Mayor of London, Sadiq Khan and Bloomberg Philanthropies have announced a £1.5m joint investment in air quality monitoring in London. The money will be used to deliver 195 air quality sensors across London which will produce real-time air quality data.
The results will be published live via a new Breathe London website, which will also collate data from another 100 plus sites.
The mayor is also looking to expand the number of sensors in the project and is offering a sponsorship programme in partnership with Bloomberg Philanthropies and Imperial College to provide an extra 60 sensors available to London communities over the next three years.
Organisations and individuals will be able to apply to host a sensor in a location of their choice from the summer with the first 10 sensors will be released in the autumn.
“I am delighted that Londoners will now have access to real-time, accurate air quality data for their area from more than 300 monitoring sites. This will improve awareness and help people reduce their exposure to polluted air,” said Sadiq Khan, mayor of London.
“The new website we are launching today will also help City Hall, TfL and the boroughs better target efforts on improving air quality at a local level.

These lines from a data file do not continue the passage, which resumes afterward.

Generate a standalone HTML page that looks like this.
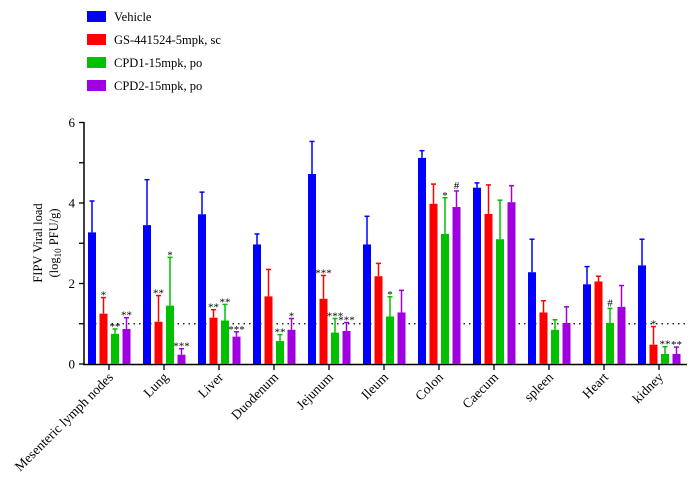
<!DOCTYPE html>
<html><head><meta charset="utf-8"><style>
html,body{margin:0;padding:0;background:#fff;}
svg{display:block;font-family:"Liberation Serif",serif;}
</style></head><body>
<svg id="s" width="699" height="486" xmlns="http://www.w3.org/2000/svg">
<g font-size="12.5" fill="#000">
<rect x="87" y="11" width="19" height="11" fill="#0000ff"/><text x="114" y="21">Vehicle</text>
<rect x="87" y="34" width="19" height="11" fill="#ff0000"/><text x="114" y="44">GS-441524-5mpk, sc</text>
<rect x="87" y="57" width="19" height="11" fill="#00c000"/><text x="114" y="67">CPD1-15mpk, po</text>
<rect x="87" y="80" width="19" height="11" fill="#a000e0"/><text x="114" y="90">CPD2-15mpk, po</text>
</g>
<text transform="translate(42,243) rotate(-90)" text-anchor="middle" font-size="12.5">FIPV Viral load</text>
<text transform="translate(58,243) rotate(-90)" text-anchor="middle" font-size="12.5">(log<tspan font-size="9" dy="3">10</tspan><tspan dy="-3"> PFU/g)</tspan></text>
<g id="g"></g>
</svg>
<script>
var g=document.getElementById('g'),h='';
var Y=function(v){return 364-v*40.25;};
h+='<line x1="84" y1="122" x2="84" y2="365" stroke="#000" stroke-width="1.5"/>';
h+='<line x1="83" y1="364.5" x2="687" y2="364.5" stroke="#000" stroke-width="1.5"/>';
for(var t=0;t<=6;t++){var y=Y(t);h+='<line x1="79" y1="'+y+'" x2="84" y2="'+y+'" stroke="#000" stroke-width="1.3"/>';if(t%2==0)h+='<text x="75" y="'+(y+4.5)+'" text-anchor="end" font-size="13">'+t+'</text>';}
h+='<line x1="95" y1="'+Y(1)+'" x2="687" y2="'+Y(1)+'" stroke="#000" stroke-width="1.3" stroke-dasharray="1.5,4"/>';
var names=["Mesenteric lymph nodes","Lung","Liver","Duodenum","Jejunum","Ileum","Colon","Caecum","spleen","Heart","kidney"];
var D=[[[3.27,4.05],[1.25,1.65],[0.75,0.87],[0.87,1.15]],
[[3.45,4.58],[1.05,1.7],[1.45,2.65],[0.23,0.38]],
[[3.72,4.27],[1.15,1.35],[1.08,1.48],[0.68,0.8]],
[[2.97,3.23],[1.68,2.35],[0.57,0.73],[0.85,1.13]],
[[4.72,5.53],[1.62,2.2],[0.78,1.13],[0.82,1.03]],
[[2.97,3.67],[2.18,2.5],[1.18,1.67],[1.28,1.83]],
[[5.12,5.3],[3.98,4.47],[3.23,4.13],[3.9,4.3]],
[[4.38,4.5],[3.73,4.45],[3.1,4.07],[4.02,4.43]],
[[2.28,3.1],[1.28,1.57],[0.85,1.1],[1.02,1.42]],
[[1.98,2.42],[2.05,2.18],[1.02,1.38],[1.42,1.95]],
[[2.45,3.1],[0.48,0.93],[0.25,0.43],[0.25,0.42]]];
var S=[["","*","**","**"],["","**","*","***"],["","**","**","***"],["","","**","*"],["","***","***","***"],["","","*",""],["","","*","#"],["","","",""],["","","",""],["","","#",""],["","*","**","**"]];
var C=["#0000ff","#ff0000","#00c000","#a000e0"],off=[-17,-5.5,6,17.5];
for(var i=0;i<11;i++){var cx=109+55*i;
h+='<line x1="'+cx+'" y1="364" x2="'+cx+'" y2="370" stroke="#000" stroke-width="1.3"/>';
h+='<text transform="translate('+(cx+5)+',378) rotate(-45)" text-anchor="end" font-size="13.5">'+names[i]+'</text>';
for(var k=0;k<4;k++){var x=cx+off[k],v=D[i][k];
h+='<line x1="'+x+'" y1="'+Y(v[1])+'" x2="'+x+'" y2="'+Y(v[0])+'" stroke="'+C[k]+'" stroke-width="1.5"/>';
h+='<line x1="'+(x-2.5)+'" y1="'+Y(v[1])+'" x2="'+(x+2.5)+'" y2="'+Y(v[1])+'" stroke="'+C[k]+'" stroke-width="1.5"/>';
h+='<rect x="'+(x-4)+'" y="'+Y(v[0])+'" width="8" height="'+(364-Y(v[0]))+'" fill="'+C[k]+'"/>';
if(S[i][k])h+='<text x="'+x+'" y="'+(Y(v[1])+(S[i][k]=="#"?-2:1))+'" text-anchor="middle" font-size="11">'+S[i][k]+'</text>';}}
g.innerHTML=h;
</script>
</body></html>
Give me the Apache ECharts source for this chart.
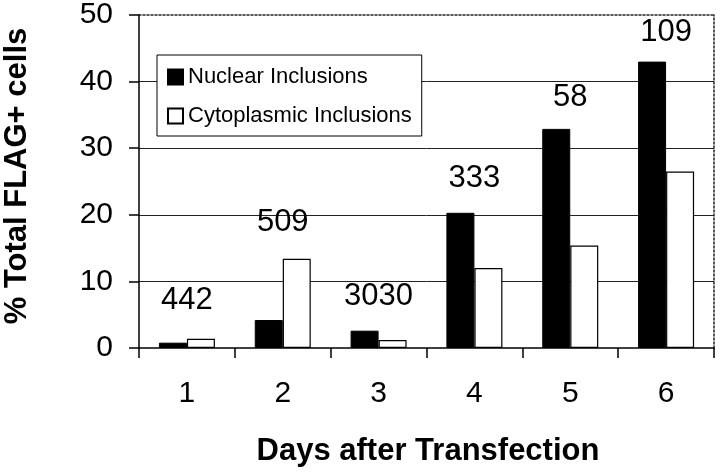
<!DOCTYPE html>
<html>
<head>
<meta charset="utf-8">
<script src="https://cdn.jsdelivr.net/npm/echarts@6/dist/echarts.min.js"></script>
<style>
  html, body { margin: 0; padding: 0; background: #fff; }
  #chart { width: 720px; height: 472px; }
</style>
</head>
<body>
<div id="chart"></div>
<script>
// days after transfection
const days = ['1', '2', '3', '4', '5', '6'];
// % of FLAG+ cells
const nuclear = [0.8, 4.2, 2.6, 20.3, 32.9, 43.0];
const cytoplasmic = [1.4, 13.4, 1.2, 12.0, 15.4, 26.5];
// cell counts written above each day, and the height they sit at
const cellCounts = [442, 509, 3030, 333, 58, 109];
const countLabelY = [7.2, 18.9, 7.8, 25.4, 37.6, 47.4];

const font = 'Liberation Sans, Arial, sans-serif';

const chart = echarts.init(document.getElementById('chart'));

chart.setOption({
  animation: false,
  backgroundColor: '#fff',
  grid: { left: 139, right: 6, top: 14, bottom: 124 },
  legend: {
    orient: 'vertical',
    left: 157,
    top: 55,
    padding: [11, 10, 9, 10],
    itemWidth: 15,
    itemHeight: 15,
    itemGap: 17,
    backgroundColor: '#fff',
    borderColor: '#000',
    borderWidth: 1,
    borderRadius: 0,
    icon: 'rect',
    textStyle: { fontFamily: font, fontSize: 22, color: '#000' },
    data: ['Nuclear Inclusions', 'Cytoplasmic Inclusions']
  },
  xAxis: [{
    type: 'category',
    data: days,
    axisLine: { lineStyle: { color: '#000', width: 1.5 } },
    axisTick: { show: true, length: 10, lineStyle: { color: '#000', width: 1.5 } },
    axisLabel: { margin: 31, fontFamily: font, fontSize: 30, color: '#000' }
  }, {
    type: 'category',
    position: 'top',
    data: days,
    axisLine: { show: true, onZero: false, lineStyle: { color: '#222', width: 1.5, type: [2, 2] } },
    axisTick: { show: false },
    axisLabel: { show: false }
  }],
  yAxis: [{
    type: 'value',
    min: 0,
    max: 50,
    interval: 10,
    axisLine: { show: true, lineStyle: { color: '#000', width: 1.5 } },
    axisTick: { show: true, length: 10, lineStyle: { color: '#000', width: 1.5 } },
    axisLabel: { margin: 26, fontFamily: font, fontSize: 30, color: '#000' },
    splitLine: {
      show: true, showMinLine: false, showMaxLine: false,
      lineStyle: { color: '#222', width: 1 }
    }
  }, {
    type: 'value',
    position: 'right',
    min: 0,
    max: 50,
    interval: 10,
    axisLine: { show: true, onZero: false, lineStyle: { color: '#222', width: 1.5, type: [2, 2] } },
    axisTick: { show: false },
    axisLabel: { show: false },
    splitLine: { show: false }
  }],
  graphic: [{
    type: 'text',
    x: 428,
    y: 451,
    style: {
      text: 'Days after Transfection',
      fontFamily: font, fontSize: 31, fontWeight: 'bold',
      fill: '#000', align: 'center', verticalAlign: 'middle'
    }
  }, {
    type: 'text',
    x: 17,
    y: 176,
    rotation: Math.PI / 2,
    style: {
      text: '% Total FLAG+ cells',
      fontFamily: font, fontSize: 31, fontWeight: 'bold',
      fill: '#000', align: 'center', verticalAlign: 'middle'
    }
  }],
  series: [{
    name: 'Nuclear Inclusions',
    type: 'bar',
    data: nuclear,
    barWidth: 28,
    barGap: '0%',
    itemStyle: { color: '#000', borderColor: '#000', borderWidth: 1 }
  }, {
    name: 'Cytoplasmic Inclusions',
    type: 'bar',
    data: cytoplasmic,
    barWidth: 28,
    itemStyle: { color: '#fff', borderColor: '#000', borderWidth: 1.2 }
  }, {
    name: 'counts',
    type: 'scatter',
    symbolSize: 0,
    data: countLabelY,
    silent: true,
    itemStyle: { opacity: 1, color: '#000' },
    label: {
      show: true,
      position: 'inside',
      fontFamily: font,
      fontSize: 31,
      color: '#000',
      opacity: 1,
      formatter: p => String(cellCounts[p.dataIndex])
    }
  }]
});
</script>
</body>
</html>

“As we look towards a recovery from the coronavirus pandemic, it is vital that we create a city that is cleaner and greener. Never has tackling London’s toxic air been more important, which is why I am taking these bold and innovative steps to improve it,” Khan continued.
“But I can’t do this alone. Now, we need the government to step up and match my ambitions. If they give cities the powers and funding needed, we will be able to make air pollution a thing of the past.”
It will be fascinating to see what results Breathe London collates as the capital city returns to a degree of normality after the end of the lockdown.
A report published in October 2020 highlighted how air quality had significantly improved in 2020 as compared with the previous year.
“The Breathe London sensor network is rapidly taking shape after intensive work over the past two months by our team at Imperial. The necessary data transfer and quality control systems have been put in place and nodes at hospitals across the city are already providing near real-time air quality data via the new Breathe London website,” added Professor Frank Kelly, Battcock chair in community health and policy at Imperial College.
“The next stage of the project will see schools and local communities benefiting from this expanding network of sensors as we supply real-time air quality information to more and more Londoners.”